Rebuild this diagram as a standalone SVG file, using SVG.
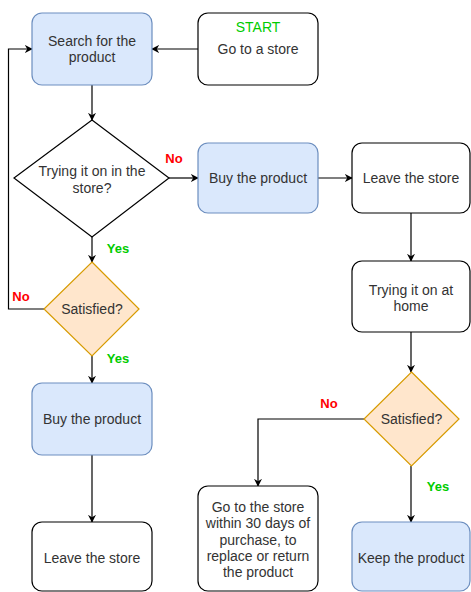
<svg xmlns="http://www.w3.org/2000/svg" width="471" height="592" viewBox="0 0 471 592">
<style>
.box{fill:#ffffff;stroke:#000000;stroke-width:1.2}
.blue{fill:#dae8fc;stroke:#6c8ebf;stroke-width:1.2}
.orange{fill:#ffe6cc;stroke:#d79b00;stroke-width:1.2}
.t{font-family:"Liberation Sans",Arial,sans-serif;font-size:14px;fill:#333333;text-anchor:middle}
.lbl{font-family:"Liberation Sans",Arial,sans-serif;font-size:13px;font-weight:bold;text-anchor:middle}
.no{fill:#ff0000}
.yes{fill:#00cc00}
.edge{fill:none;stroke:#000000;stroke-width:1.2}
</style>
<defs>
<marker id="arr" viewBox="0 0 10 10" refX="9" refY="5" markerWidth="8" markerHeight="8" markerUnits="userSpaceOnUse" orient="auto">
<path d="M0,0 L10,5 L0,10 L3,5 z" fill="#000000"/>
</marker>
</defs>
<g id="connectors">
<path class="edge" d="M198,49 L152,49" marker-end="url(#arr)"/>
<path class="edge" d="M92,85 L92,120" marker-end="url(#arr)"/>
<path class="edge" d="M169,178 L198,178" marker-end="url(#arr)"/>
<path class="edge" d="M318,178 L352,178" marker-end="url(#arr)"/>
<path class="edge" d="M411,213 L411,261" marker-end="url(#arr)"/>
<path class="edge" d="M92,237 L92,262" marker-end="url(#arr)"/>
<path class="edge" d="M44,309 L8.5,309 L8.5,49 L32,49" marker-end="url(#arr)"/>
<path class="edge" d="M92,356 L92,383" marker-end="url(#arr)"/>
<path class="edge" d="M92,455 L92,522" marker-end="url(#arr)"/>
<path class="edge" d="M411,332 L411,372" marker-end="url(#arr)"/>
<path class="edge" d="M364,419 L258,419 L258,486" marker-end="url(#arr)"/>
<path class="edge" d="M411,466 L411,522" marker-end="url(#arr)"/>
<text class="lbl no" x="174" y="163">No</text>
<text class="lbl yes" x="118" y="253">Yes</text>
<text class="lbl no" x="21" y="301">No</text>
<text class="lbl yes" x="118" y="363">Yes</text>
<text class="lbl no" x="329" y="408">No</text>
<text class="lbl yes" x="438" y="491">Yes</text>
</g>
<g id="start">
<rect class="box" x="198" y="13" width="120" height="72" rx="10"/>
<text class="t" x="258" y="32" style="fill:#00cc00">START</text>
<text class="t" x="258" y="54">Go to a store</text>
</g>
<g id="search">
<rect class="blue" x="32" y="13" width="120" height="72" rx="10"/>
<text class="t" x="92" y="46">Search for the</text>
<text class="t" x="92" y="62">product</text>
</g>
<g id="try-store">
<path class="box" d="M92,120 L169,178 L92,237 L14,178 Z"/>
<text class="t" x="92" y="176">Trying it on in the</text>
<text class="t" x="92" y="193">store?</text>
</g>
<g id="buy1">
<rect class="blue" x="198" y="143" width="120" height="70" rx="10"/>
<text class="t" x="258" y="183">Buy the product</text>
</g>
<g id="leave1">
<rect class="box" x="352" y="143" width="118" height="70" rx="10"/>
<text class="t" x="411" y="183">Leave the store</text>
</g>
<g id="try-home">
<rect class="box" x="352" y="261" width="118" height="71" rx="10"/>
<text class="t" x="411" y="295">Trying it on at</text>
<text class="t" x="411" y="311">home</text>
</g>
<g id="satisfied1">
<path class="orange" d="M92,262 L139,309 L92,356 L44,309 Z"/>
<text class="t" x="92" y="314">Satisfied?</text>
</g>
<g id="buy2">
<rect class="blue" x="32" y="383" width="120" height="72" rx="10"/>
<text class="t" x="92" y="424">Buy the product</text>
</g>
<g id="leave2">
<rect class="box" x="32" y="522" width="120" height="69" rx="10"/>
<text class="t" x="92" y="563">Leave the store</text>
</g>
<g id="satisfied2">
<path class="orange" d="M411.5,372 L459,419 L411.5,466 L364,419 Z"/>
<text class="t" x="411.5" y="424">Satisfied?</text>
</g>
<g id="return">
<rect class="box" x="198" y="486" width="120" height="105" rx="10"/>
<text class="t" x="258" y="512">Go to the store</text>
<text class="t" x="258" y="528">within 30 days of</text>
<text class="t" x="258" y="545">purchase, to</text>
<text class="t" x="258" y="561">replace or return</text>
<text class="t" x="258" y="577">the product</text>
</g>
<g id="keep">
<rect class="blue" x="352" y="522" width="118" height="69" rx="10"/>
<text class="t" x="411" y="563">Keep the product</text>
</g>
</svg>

● Problem to solve
Copy the listing word for word, excluding its pictures.

● Reply
Rebuild this diagram as a standalone SVG file, using SVG.
<svg xmlns="http://www.w3.org/2000/svg" width="471" height="592" viewBox="0 0 471 592">
<style>
.box{fill:#ffffff;stroke:#000000;stroke-width:1.2}
.blue{fill:#dae8fc;stroke:#6c8ebf;stroke-width:1.2}
.orange{fill:#ffe6cc;stroke:#d79b00;stroke-width:1.2}
.t{font-family:"Liberation Sans",Arial,sans-serif;font-size:14px;fill:#333333;text-anchor:middle}
.lbl{font-family:"Liberation Sans",Arial,sans-serif;font-size:13px;font-weight:bold;text-anchor:middle}
.no{fill:#ff0000}
.yes{fill:#00cc00}
.edge{fill:none;stroke:#000000;stroke-width:1.2}
</style>
<defs>
<marker id="arr" viewBox="0 0 10 10" refX="9" refY="5" markerWidth="8" markerHeight="8" markerUnits="userSpaceOnUse" orient="auto">
<path d="M0,0 L10,5 L0,10 L3,5 z" fill="#000000"/>
</marker>
</defs>
<g id="connectors">
<path class="edge" d="M198,49 L152,49" marker-end="url(#arr)"/>
<path class="edge" d="M92,85 L92,120" marker-end="url(#arr)"/>
<path class="edge" d="M169,178 L198,178" marker-end="url(#arr)"/>
<path class="edge" d="M318,178 L352,178" marker-end="url(#arr)"/>
<path class="edge" d="M411,213 L411,261" marker-end="url(#arr)"/>
<path class="edge" d="M92,237 L92,262" marker-end="url(#arr)"/>
<path class="edge" d="M44,309 L8.5,309 L8.5,49 L32,49" marker-end="url(#arr)"/>
<path class="edge" d="M92,356 L92,383" marker-end="url(#arr)"/>
<path class="edge" d="M92,455 L92,522" marker-end="url(#arr)"/>
<path class="edge" d="M411,332 L411,372" marker-end="url(#arr)"/>
<path class="edge" d="M364,419 L258,419 L258,486" marker-end="url(#arr)"/>
<path class="edge" d="M411,466 L411,522" marker-end="url(#arr)"/>
<text class="lbl no" x="174" y="163">No</text>
<text class="lbl yes" x="118" y="253">Yes</text>
<text class="lbl no" x="21" y="301">No</text>
<text class="lbl yes" x="118" y="363">Yes</text>
<text class="lbl no" x="329" y="408">No</text>
<text class="lbl yes" x="438" y="491">Yes</text>
</g>
<g id="start">
<rect class="box" x="198" y="13" width="120" height="72" rx="10"/>
<text class="t" x="258" y="32" style="fill:#00cc00">START</text>
<text class="t" x="258" y="54">Go to a store</text>
</g>
<g id="search">
<rect class="blue" x="32" y="13" width="120" height="72" rx="10"/>
<text class="t" x="92" y="46">Search for the</text>
<text class="t" x="92" y="62">product</text>
</g>
<g id="try-store">
<path class="box" d="M92,120 L169,178 L92,237 L14,178 Z"/>
<text class="t" x="92" y="176">Trying it on in the</text>
<text class="t" x="92" y="193">store?</text>
</g>
<g id="buy1">
<rect class="blue" x="198" y="143" width="120" height="70" rx="10"/>
<text class="t" x="258" y="183">Buy the product</text>
</g>
<g id="leave1">
<rect class="box" x="352" y="143" width="118" height="70" rx="10"/>
<text class="t" x="411" y="183">Leave the store</text>
</g>
<g id="try-home">
<rect class="box" x="352" y="261" width="118" height="71" rx="10"/>
<text class="t" x="411" y="295">Trying it on at</text>
<text class="t" x="411" y="311">home</text>
</g>
<g id="satisfied1">
<path class="orange" d="M92,262 L139,309 L92,356 L44,309 Z"/>
<text class="t" x="92" y="314">Satisfied?</text>
</g>
<g id="buy2">
<rect class="blue" x="32" y="383" width="120" height="72" rx="10"/>
<text class="t" x="92" y="424">Buy the product</text>
</g>
<g id="leave2">
<rect class="box" x="32" y="522" width="120" height="69" rx="10"/>
<text class="t" x="92" y="563">Leave the store</text>
</g>
<g id="satisfied2">
<path class="orange" d="M411.5,372 L459,419 L411.5,466 L364,419 Z"/>
<text class="t" x="411.5" y="424">Satisfied?</text>
</g>
<g id="return">
<rect class="box" x="198" y="486" width="120" height="105" rx="10"/>
<text class="t" x="258" y="512">Go to the store</text>
<text class="t" x="258" y="528">within 30 days of</text>
<text class="t" x="258" y="545">purchase, to</text>
<text class="t" x="258" y="561">replace or return</text>
<text class="t" x="258" y="577">the product</text>
</g>
<g id="keep">
<rect class="blue" x="352" y="522" width="118" height="69" rx="10"/>
<text class="t" x="411" y="563">Keep the product</text>
</g>
</svg>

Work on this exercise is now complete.